The link below takes you to an article about this true story. The first prisoner of war in Australia during WWII was captured on Melville Island by Mathias Ulungura. Click here to read the article by Catherine Schwerin.
here is another article about my show coming up in august. this is the link http://www.aboriginalartnews.com.au/2012/06/exhibition-cancelled-after-tiwi-protest.php
An article about the forthcoming show from artinfo.com
Perhaps you can now find the article by clicking ON THIS LINK The article is called Why Artist Cameron Hayes Was Censored: Depictions of Aboriginal Life by White Artist Spark Outrage and it is written by Nicholas Forrest.
The local government wanted to have a mural painted on the massive columns which hold up their new freeway. The Cambridge nursing home won the freeway mural project through their winning tender. Each resident was assigned an area of column whose image would link up with the area next to them to form one picture.
Each retiree planned only their own personal sections and started making their art without consulting one another. Despite their age it didn’t occur to any of them that other people may not fit in with their own plans, and unexpected events may impact on their grand vision.
One artist is furious to find that his Raphael-like cherubs are going to be sullied by his neighbour’s pornographic winged women, whereas the best the guy below can think of is to just paint every woman he can still remember sleeping with.
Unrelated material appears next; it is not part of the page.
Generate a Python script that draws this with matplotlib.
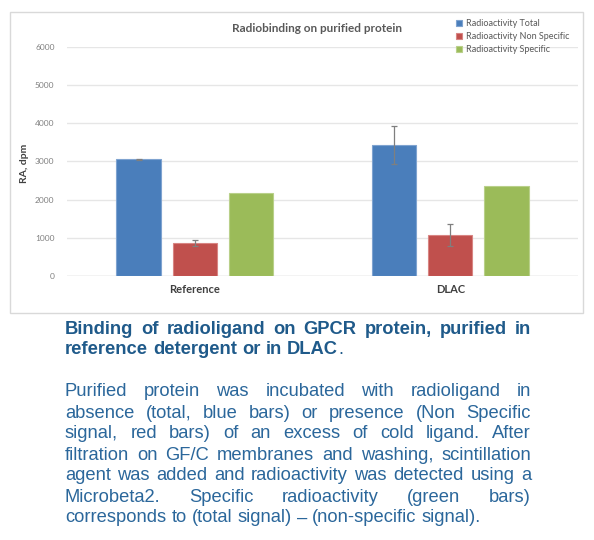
import matplotlib
matplotlib.use("Agg")
import matplotlib.pyplot as plt
import numpy as np
from matplotlib.patches import Rectangle

# ---- data ----
categories = ["Reference", "DLAC"]
series_names = ["Radioactivity Total", "Radioactivity Non Specific", "Radioactivity Specific"]
total_vals = [3055, 3430]
total_err = [15, 490]
nonspec_vals = [860, 1070]
nonspec_err = [80, 290]
spec_vals = [2180, 2360]
spec_err = [0, 0]
yticks = [0, 1000, 2000, 3000, 4000, 5000, 6000]

title = "Radiobinding on purified protein"
ylabel = "RA, dpm"

caption_bold = [
    "Binding of radioligand on GPCR protein, purified in",
    "reference detergent or in DLAC",
]
caption_body = [
    "Purified protein was incubated with radioligand in",
    "absence (total, blue bars) or presence (Non Specific",
    "signal, red bars) of an excess of cold ligand. After",
    "filtration on GF/C membranes and washing, scintillation",
    "agent was added and radioactivity was detected using a",
    "Microbeta2. Specific radioactivity (green bars)",
    "corresponds to (total signal) \u2013 (non-specific signal).",
]

colors = ["#4A7EBB", "#C0504D", "#9BBB59"]
edges = ["#7FA3D0", "#D88583", "#B9D08A"]

W, H = 594, 540
fig = plt.figure(figsize=(W / 100, H / 100), dpi=100)
fig.patch.set_facecolor("white")

# chart border
fig.add_artist(Rectangle((10 / W, 1 - 313 / H), (583 - 10) / W, (313 - 12) / H,
                         transform=fig.transFigure, fill=False,
                         edgecolor="#D9D9D9", linewidth=1.0))

ax_l, ax_r, ax_b, ax_t = 67, 578, 276, 46.7
ax = fig.add_axes([ax_l / W, 1 - ax_b / H, (ax_r - ax_l) / W, (ax_b - ax_t) / H])
ax.set_ylim(0, 6000)
ax.set_xlim(0, 2)
chart_font = "Lato"

x = np.arange(len(categories)) + 0.5
bw = 0.174
offs = [-0.22, 0.0, 0.22]
vals = [total_vals, nonspec_vals, spec_vals]
errs = [total_err, nonspec_err, spec_err]
for i in range(3):
    ax.bar(x + offs[i], vals[i], width=bw, color=colors[i], edgecolor=edges[i],
           linewidth=0.8, zorder=3, label=series_names[i])
    e = np.array(errs[i])
    if e.any():
        ax.errorbar(x + offs[i], vals[i], yerr=e, fmt="none", ecolor="#7F7F7F",
                    elinewidth=0.9, capsize=2.5, capthick=0.9, zorder=4)

ax.set_yticks(yticks)
ax.set_yticklabels([str(v) for v in yticks], fontsize=6, color="#808080", family=chart_font)
ax.set_xticks(x)
ax.set_xticklabels(categories, fontsize=8, fontweight="bold", color="#404040", family=chart_font)
ax.tick_params(axis="both", length=0)
ax.tick_params(axis="y", pad=9)
ax.tick_params(axis="x", pad=6)
ax.grid(axis="y", color="#E6E6E6", linewidth=1.0, zorder=0)
for s in ax.spines.values():
    s.set_visible(False)
ax.axhline(0, color="#D9D9D9", linewidth=1.0, zorder=2)

fig.text(24 / W, 1 - 163 / H, ylabel, rotation=90, ha="center", va="center",
         fontsize=7.5, fontweight="bold", color="#404040", family=chart_font)
fig.text(317 / W, 1 - 28 / H, title, ha="center", va="center",
         fontsize=8.5, fontweight="bold", color="#595959", family=chart_font)

leg = ax.legend(loc="upper left", bbox_to_anchor=(456 / W, 1 - 19 / H),
                bbox_transform=fig.transFigure, frameon=False,
                prop={"family": chart_font, "size": 6.5}, handlelength=0.7,
                handleheight=0.7, handletextpad=0.4, labelspacing=0.45,
                borderpad=0, borderaxespad=0)
for t in leg.get_texts():
    t.set_color("#595959")

# ---- caption with justified text ----
renderer = fig.canvas.get_renderer()
cap_font = "Liberation Sans"
left_px, right_px = 65, 531


def place_line(words, y_px, weight, color, size, justify, suffix=None):
    objs = []
    for w in words:
        t = fig.text(0, 1 - y_px / H, w, fontsize=size, fontweight=weight, color=color,
                     family=cap_font, ha="left", va="center")
        objs.append(t)
    widths = [t.get_window_extent(renderer).width for t in objs]
    sp = fig.text(0, 0, "a a", fontsize=size, family=cap_font, fontweight=weight)
    sp2 = fig.text(0, 0, "aa", fontsize=size, family=cap_font, fontweight=weight)
    space_w = sp.get_window_extent(renderer).width - sp2.get_window_extent(renderer).width
    sp.remove(); sp2.remove()
    if justify and len(words) > 1:
        gap = (right_px - left_px - sum(widths)) / (len(words) - 1)
    else:
        gap = space_w
    xp = left_px
    for t, wdt in zip(objs, widths):
        t.set_x(xp / W)
        xp += wdt + gap
    if suffix is not None:
        fig.text((xp - gap + 0.3) / W, 1 - y_px / H, suffix, fontsize=size, color=color,
                 family=cap_font, ha="left", va="center")


bold_color = "#1F5A8A"
body_color = "#2B679B"
bsize = 13.2
for i, line in enumerate(caption_bold):
    last = i == len(caption_bold) - 1
    place_line(line.split(" "), 329 + 21 * i, "bold", bold_color, bsize,
               justify=not last, suffix="." if last else None)

for i, line in enumerate(caption_body):
    last = i == len(caption_body) - 1
    place_line(line.split(" "), 392 + 21 * i, "normal", body_color, bsize,
               justify=not last)

fig.savefig("out.png", dpi=100, facecolor="white")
An old man has spent the remaining time of his life making a space suit and engineering a complicated plan to travel into space only to find that his wife painted only a single propeller plane. An Indian resident has painted a pantheon of Hindu gods while his Muslim neighbour painted a cart pulled by devils leading the cart into hell.
A lot of the residents are not sure how much of their remaining time to spend on something they may not see finished or could even be painted over. They decide to live in the moment and eat the painted seeds on the mural farm, smash open the piggy banks and eat the cow’s meat rather than save it for its milk.
The senile who loiter around the bottom of the freeway have broken bits of plate hoping to catch a skerrick of the cooking cow. Others try to break in to the windowless deserted car wrecks with coat hangers that have been dumped at the bottom of the freeway desperate for a feel of the steering wheel.
At the top of the freeway everybody’s different perceptions of God makes it impossible for the angels to build a cohesive rail line to heaven.